** Start of Given information **
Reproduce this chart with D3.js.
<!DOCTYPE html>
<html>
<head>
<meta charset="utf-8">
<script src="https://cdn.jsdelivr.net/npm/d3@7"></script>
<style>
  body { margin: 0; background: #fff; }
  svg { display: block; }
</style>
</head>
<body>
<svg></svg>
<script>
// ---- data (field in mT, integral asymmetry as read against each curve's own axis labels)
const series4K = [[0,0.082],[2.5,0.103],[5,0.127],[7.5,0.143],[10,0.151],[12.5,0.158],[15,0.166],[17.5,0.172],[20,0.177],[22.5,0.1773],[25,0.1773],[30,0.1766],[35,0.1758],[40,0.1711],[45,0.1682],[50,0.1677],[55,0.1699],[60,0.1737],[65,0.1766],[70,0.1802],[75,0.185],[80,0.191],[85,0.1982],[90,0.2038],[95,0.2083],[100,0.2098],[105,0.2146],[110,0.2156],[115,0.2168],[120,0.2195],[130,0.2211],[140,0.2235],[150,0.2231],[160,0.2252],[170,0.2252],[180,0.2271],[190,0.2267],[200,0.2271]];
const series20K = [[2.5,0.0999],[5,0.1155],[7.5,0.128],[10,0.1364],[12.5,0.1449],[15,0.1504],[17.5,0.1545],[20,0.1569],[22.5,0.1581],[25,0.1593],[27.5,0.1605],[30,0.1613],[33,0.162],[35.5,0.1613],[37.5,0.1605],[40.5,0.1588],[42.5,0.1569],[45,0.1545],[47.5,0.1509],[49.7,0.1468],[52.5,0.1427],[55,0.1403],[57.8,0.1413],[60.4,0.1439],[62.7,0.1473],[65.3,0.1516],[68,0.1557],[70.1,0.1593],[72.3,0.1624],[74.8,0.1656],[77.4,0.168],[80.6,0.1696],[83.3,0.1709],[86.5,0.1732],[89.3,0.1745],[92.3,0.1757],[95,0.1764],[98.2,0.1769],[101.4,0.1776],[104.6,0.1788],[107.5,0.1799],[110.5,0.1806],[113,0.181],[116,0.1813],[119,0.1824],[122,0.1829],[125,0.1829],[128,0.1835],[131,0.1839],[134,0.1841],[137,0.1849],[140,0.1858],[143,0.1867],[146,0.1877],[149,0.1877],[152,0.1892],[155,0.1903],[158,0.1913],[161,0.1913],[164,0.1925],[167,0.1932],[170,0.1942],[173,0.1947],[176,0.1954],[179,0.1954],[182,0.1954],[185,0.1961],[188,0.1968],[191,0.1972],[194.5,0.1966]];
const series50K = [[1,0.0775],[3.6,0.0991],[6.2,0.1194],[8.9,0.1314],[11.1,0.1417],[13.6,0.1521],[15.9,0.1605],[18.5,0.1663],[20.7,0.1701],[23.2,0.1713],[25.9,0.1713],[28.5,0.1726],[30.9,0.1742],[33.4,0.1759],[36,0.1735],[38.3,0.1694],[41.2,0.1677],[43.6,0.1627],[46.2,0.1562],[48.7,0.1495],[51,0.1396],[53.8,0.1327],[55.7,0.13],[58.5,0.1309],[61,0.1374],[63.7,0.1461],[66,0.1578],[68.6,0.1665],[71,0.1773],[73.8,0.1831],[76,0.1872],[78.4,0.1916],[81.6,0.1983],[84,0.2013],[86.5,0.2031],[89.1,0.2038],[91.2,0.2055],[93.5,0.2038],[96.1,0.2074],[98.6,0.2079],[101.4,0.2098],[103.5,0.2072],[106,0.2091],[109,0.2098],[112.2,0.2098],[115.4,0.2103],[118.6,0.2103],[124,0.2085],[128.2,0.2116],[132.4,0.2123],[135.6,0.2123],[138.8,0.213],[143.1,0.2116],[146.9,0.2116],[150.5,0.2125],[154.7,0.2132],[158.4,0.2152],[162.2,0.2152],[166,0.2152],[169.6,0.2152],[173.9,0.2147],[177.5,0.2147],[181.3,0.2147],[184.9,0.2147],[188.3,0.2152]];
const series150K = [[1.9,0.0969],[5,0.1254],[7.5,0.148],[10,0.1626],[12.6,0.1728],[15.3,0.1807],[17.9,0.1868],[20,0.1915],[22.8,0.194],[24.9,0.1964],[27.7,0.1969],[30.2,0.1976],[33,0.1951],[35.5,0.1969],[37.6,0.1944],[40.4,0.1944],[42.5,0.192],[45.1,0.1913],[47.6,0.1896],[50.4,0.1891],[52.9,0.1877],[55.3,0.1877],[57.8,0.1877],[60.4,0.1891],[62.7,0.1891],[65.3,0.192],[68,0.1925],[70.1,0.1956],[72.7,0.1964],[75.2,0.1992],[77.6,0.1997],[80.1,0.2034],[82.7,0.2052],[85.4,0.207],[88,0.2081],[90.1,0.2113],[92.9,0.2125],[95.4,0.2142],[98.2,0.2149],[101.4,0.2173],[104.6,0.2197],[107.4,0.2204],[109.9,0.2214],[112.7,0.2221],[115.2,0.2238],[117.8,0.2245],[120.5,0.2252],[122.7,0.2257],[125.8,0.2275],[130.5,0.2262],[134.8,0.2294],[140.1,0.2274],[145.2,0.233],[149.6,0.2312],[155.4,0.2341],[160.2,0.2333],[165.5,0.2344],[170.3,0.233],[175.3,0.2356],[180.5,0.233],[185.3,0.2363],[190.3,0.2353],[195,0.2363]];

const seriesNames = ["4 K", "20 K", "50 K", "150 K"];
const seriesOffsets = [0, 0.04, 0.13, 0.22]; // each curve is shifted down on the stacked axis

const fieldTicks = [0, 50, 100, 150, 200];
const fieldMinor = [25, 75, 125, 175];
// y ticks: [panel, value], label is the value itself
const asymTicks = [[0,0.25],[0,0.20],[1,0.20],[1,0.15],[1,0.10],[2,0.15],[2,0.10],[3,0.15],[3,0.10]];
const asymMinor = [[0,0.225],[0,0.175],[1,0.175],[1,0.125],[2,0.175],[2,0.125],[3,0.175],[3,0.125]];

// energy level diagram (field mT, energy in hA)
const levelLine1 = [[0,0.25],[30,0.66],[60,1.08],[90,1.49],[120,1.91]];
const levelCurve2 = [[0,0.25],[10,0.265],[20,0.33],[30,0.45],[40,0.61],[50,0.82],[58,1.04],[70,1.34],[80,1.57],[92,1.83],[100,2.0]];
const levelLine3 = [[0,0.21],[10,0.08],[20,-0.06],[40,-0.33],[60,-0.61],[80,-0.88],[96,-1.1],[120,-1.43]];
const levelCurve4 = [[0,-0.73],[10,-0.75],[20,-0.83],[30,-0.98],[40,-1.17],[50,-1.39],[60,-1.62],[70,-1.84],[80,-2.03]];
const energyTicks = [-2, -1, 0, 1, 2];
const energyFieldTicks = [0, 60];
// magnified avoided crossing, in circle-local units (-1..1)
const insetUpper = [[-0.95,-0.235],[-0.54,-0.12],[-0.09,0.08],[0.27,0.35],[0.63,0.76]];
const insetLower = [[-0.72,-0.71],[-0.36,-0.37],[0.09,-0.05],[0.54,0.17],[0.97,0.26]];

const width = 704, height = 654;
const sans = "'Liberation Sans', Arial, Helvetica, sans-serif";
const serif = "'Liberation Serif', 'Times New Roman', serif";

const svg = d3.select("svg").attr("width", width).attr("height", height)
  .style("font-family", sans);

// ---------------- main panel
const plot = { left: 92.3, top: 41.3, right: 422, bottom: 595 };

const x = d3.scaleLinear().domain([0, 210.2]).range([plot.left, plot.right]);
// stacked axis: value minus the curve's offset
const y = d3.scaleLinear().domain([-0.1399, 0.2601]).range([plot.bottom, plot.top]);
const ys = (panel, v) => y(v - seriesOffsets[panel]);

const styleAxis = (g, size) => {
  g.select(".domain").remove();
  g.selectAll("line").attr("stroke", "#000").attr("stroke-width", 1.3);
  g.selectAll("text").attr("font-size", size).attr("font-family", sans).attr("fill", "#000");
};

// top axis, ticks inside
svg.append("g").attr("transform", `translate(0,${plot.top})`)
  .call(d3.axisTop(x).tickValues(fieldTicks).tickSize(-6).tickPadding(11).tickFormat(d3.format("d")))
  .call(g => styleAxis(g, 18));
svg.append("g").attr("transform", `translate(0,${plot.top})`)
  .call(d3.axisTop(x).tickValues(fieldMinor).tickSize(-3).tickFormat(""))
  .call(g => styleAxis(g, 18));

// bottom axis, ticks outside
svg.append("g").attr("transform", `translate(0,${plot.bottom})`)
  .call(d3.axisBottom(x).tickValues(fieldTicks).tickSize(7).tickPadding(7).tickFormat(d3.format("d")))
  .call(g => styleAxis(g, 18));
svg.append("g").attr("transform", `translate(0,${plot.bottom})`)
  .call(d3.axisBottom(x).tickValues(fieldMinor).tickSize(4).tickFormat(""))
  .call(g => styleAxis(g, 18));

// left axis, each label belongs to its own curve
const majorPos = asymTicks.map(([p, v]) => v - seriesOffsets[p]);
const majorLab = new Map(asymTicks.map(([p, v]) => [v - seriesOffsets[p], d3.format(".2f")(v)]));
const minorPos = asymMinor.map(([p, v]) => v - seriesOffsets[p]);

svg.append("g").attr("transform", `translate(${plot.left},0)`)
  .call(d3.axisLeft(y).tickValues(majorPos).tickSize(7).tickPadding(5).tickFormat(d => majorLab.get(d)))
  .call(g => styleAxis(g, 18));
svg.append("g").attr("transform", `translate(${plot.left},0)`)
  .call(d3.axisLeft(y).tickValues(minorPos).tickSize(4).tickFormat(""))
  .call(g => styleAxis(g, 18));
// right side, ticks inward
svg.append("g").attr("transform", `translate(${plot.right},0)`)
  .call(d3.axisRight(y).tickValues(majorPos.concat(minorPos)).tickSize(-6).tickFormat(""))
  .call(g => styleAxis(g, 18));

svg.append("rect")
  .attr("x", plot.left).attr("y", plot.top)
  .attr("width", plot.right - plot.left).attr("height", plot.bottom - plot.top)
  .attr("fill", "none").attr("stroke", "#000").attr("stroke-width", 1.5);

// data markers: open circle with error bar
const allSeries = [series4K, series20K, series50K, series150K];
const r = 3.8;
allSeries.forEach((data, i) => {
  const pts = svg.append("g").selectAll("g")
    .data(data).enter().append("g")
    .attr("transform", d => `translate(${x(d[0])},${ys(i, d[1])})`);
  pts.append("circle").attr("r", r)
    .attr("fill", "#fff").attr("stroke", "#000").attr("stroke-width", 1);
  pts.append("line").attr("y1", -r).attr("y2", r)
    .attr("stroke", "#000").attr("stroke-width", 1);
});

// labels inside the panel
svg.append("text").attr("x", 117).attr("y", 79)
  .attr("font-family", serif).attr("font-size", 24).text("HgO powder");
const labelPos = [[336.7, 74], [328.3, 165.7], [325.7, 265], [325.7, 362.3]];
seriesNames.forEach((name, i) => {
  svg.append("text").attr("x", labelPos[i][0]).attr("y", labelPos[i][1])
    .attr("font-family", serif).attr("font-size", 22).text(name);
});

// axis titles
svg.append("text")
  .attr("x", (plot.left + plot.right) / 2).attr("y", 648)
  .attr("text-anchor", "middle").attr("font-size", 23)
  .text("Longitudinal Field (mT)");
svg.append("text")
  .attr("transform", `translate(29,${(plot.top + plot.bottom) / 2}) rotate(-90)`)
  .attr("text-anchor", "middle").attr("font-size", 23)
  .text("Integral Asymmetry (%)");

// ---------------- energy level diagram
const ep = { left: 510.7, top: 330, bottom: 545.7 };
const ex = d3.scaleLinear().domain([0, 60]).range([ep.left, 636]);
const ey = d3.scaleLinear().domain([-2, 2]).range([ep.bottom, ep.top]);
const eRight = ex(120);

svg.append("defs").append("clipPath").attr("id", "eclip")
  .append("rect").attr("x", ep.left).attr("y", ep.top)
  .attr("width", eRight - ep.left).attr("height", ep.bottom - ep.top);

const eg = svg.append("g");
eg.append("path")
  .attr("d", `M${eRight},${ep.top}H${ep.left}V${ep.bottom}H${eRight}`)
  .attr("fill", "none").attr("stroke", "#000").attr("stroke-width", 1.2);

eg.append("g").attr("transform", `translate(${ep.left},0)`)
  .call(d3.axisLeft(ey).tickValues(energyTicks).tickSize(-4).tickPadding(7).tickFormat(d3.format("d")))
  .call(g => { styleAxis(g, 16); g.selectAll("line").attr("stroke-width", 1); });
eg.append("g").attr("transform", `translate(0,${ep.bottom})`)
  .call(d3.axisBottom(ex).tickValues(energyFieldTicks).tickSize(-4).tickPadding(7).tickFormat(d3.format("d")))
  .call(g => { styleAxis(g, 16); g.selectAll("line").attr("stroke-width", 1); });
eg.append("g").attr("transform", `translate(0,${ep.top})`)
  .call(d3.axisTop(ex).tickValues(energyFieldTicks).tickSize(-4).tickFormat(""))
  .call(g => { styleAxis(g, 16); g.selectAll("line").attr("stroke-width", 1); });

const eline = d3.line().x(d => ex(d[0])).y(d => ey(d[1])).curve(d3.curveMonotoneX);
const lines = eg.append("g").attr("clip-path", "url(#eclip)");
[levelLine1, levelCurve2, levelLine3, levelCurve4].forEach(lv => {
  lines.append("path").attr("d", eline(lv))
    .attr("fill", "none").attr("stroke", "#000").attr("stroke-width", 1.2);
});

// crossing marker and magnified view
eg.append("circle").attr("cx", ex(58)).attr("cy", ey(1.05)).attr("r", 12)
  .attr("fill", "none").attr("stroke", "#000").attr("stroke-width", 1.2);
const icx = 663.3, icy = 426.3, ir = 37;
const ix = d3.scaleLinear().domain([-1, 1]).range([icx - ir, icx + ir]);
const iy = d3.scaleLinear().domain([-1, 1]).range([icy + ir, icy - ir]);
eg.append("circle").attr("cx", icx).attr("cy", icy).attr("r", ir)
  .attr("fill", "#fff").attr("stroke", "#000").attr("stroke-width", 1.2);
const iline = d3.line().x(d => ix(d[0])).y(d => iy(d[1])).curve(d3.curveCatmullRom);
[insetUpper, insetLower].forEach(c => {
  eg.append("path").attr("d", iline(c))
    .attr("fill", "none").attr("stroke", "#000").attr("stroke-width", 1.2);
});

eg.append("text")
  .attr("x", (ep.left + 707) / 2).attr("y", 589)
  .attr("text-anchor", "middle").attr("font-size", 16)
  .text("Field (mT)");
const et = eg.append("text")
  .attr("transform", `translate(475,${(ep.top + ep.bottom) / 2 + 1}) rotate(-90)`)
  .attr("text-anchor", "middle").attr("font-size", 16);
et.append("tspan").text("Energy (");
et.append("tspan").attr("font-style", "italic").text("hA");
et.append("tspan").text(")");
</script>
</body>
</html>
** End of Given information **
Aim -
Find all lines holding the string "with" and copy them.

Solution to this problem -
Reproduce this chart with D3.js.
// data markers: open circle with error bar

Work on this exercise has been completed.